------ STORED ROWS

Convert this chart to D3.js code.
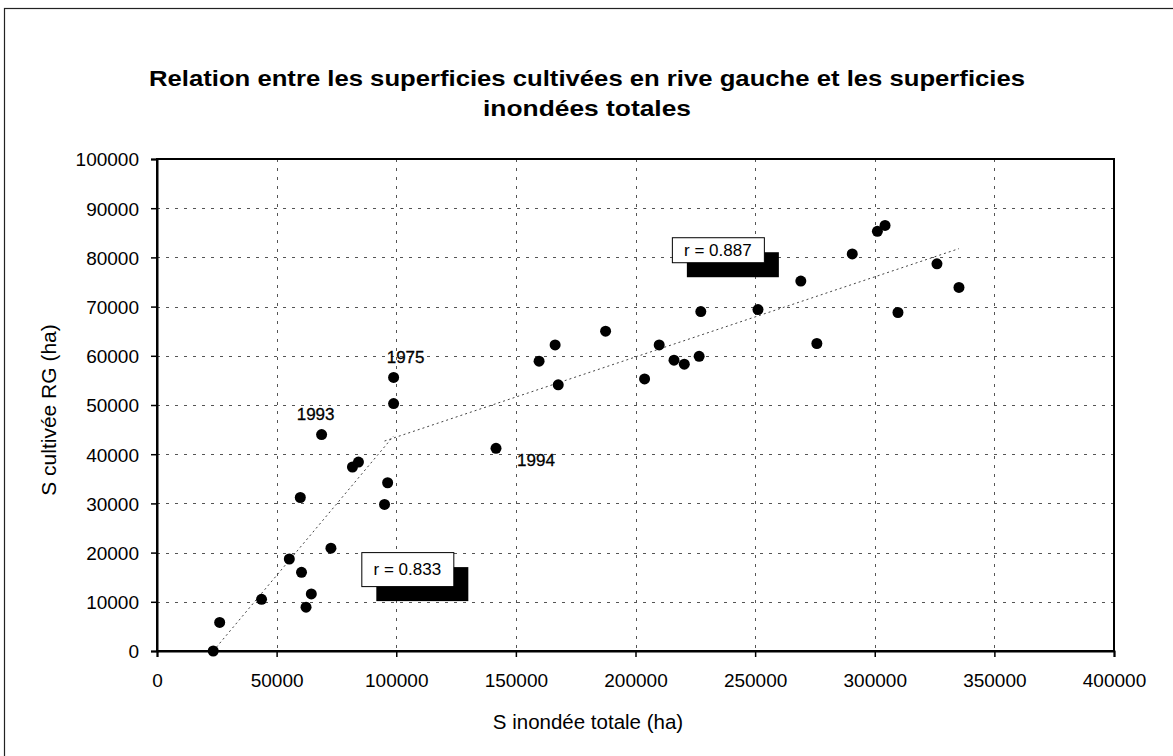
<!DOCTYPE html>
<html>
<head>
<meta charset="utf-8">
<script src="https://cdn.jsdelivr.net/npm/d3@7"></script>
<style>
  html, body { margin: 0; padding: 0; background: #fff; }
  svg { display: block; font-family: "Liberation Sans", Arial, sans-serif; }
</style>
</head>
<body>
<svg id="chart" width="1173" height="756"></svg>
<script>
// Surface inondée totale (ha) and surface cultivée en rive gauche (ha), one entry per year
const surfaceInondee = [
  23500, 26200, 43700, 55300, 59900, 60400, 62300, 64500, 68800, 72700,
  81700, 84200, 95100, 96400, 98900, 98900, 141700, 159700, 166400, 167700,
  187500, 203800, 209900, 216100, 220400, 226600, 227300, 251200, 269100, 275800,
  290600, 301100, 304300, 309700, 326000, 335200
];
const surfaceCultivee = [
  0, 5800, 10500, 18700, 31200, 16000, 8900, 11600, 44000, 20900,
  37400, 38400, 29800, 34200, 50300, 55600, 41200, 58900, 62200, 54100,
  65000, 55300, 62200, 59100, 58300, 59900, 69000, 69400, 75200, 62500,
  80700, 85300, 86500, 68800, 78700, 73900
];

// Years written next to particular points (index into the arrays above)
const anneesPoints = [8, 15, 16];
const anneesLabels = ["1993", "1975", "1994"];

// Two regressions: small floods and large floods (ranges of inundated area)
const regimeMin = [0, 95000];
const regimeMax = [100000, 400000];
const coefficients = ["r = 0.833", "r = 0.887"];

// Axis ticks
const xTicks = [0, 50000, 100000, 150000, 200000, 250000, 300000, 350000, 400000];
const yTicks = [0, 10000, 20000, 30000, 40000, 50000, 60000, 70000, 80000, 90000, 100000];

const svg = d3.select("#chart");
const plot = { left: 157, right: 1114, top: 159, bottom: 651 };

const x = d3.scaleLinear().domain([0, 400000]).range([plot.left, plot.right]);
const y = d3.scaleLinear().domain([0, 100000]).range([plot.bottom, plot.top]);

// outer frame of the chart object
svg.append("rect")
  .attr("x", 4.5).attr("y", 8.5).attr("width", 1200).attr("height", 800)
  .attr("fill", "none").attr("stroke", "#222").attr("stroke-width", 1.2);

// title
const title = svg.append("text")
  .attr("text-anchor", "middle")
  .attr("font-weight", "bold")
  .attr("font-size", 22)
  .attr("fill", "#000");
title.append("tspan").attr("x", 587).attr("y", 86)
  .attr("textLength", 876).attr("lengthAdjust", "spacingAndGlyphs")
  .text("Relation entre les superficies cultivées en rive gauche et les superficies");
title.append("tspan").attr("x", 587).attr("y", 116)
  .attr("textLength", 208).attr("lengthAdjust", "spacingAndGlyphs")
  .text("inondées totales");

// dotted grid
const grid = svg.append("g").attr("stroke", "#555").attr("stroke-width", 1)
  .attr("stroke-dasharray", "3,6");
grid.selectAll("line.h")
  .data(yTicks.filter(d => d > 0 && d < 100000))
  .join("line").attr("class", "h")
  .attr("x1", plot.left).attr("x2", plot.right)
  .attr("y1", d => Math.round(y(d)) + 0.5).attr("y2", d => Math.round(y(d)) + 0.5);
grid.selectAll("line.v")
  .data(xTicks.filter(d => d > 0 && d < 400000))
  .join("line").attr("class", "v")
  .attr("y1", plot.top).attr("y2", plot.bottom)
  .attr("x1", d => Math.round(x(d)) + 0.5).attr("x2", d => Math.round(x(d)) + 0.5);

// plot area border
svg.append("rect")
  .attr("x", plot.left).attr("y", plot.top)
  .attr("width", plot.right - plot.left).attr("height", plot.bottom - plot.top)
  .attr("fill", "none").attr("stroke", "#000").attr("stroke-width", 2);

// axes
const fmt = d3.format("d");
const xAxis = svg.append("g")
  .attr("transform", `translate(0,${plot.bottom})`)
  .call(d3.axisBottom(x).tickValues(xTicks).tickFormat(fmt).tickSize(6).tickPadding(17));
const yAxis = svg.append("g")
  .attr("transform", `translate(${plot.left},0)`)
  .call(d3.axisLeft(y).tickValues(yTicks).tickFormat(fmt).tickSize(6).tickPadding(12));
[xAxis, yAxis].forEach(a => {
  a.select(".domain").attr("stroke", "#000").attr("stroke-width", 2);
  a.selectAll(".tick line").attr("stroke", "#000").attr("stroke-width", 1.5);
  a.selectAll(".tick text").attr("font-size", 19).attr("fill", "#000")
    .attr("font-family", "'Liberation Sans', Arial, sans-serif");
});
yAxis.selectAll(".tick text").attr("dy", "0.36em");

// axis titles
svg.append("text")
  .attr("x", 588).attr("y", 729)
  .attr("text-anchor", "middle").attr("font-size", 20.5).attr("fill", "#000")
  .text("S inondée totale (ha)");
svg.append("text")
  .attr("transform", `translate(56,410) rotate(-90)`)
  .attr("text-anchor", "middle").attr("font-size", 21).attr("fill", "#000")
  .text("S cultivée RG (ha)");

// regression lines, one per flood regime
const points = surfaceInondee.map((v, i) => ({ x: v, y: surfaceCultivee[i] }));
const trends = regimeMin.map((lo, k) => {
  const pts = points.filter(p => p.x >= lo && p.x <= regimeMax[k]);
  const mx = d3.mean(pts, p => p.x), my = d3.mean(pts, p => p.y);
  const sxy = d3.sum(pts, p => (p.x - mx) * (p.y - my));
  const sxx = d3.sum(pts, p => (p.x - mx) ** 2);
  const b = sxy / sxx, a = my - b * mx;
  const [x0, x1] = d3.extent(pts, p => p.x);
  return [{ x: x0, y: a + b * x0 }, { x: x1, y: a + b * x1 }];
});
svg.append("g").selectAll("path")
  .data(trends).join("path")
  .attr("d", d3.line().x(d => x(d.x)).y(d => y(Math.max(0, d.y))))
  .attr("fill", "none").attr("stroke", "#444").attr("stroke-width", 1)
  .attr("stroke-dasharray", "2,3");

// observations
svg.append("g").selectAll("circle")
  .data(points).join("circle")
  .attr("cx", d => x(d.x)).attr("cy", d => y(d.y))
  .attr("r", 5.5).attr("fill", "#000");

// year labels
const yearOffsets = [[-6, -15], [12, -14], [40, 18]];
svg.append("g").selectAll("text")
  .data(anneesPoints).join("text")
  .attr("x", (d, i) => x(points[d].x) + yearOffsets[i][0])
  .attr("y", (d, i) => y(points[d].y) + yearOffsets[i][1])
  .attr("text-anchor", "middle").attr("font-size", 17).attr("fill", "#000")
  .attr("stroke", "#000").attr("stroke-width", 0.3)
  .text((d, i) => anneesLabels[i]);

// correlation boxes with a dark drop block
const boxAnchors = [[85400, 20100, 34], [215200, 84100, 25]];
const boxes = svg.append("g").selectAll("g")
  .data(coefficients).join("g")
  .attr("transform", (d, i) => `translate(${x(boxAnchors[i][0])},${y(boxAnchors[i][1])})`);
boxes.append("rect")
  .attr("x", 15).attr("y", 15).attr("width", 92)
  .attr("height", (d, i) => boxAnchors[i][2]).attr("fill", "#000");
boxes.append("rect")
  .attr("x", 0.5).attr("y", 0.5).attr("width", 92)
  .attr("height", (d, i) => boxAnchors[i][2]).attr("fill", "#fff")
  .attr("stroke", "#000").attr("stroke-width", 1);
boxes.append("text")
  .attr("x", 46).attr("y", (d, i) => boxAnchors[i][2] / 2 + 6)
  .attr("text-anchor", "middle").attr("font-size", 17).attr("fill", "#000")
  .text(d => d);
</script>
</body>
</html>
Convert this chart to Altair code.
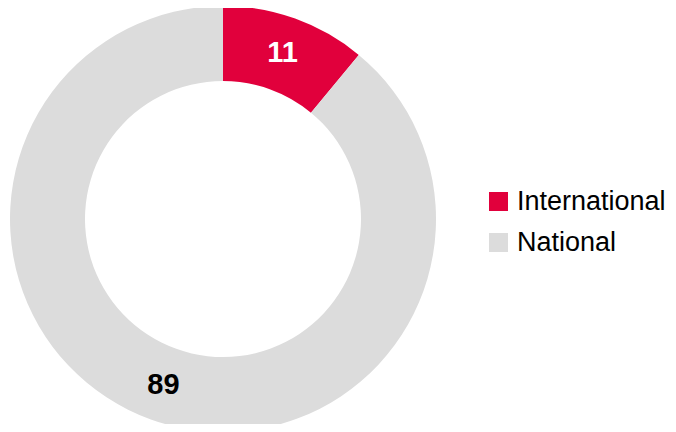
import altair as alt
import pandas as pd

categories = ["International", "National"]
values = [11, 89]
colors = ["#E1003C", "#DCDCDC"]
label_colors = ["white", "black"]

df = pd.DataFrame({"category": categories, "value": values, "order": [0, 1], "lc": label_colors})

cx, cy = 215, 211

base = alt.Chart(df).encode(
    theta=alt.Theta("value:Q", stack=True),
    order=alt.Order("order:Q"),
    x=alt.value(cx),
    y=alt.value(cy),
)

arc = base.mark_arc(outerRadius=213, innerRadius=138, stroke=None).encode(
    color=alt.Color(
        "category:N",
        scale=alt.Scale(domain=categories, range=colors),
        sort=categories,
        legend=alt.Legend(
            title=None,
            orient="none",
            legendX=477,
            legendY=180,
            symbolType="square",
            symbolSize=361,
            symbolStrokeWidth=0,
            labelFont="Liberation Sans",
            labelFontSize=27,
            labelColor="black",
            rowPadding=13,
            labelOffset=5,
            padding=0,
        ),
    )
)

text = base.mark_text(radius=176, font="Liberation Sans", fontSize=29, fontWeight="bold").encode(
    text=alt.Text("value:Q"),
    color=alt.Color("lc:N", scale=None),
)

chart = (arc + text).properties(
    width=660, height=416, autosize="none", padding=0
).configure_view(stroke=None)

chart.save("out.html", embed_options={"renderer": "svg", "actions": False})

------------

◆ EXERCISE DESCRIPTION:
Look for lines containing the string "Convert" and copy them all.

◆ WRITTEN ANSWER:
Convert this chart to D3.js code.
Convert this chart to Altair code.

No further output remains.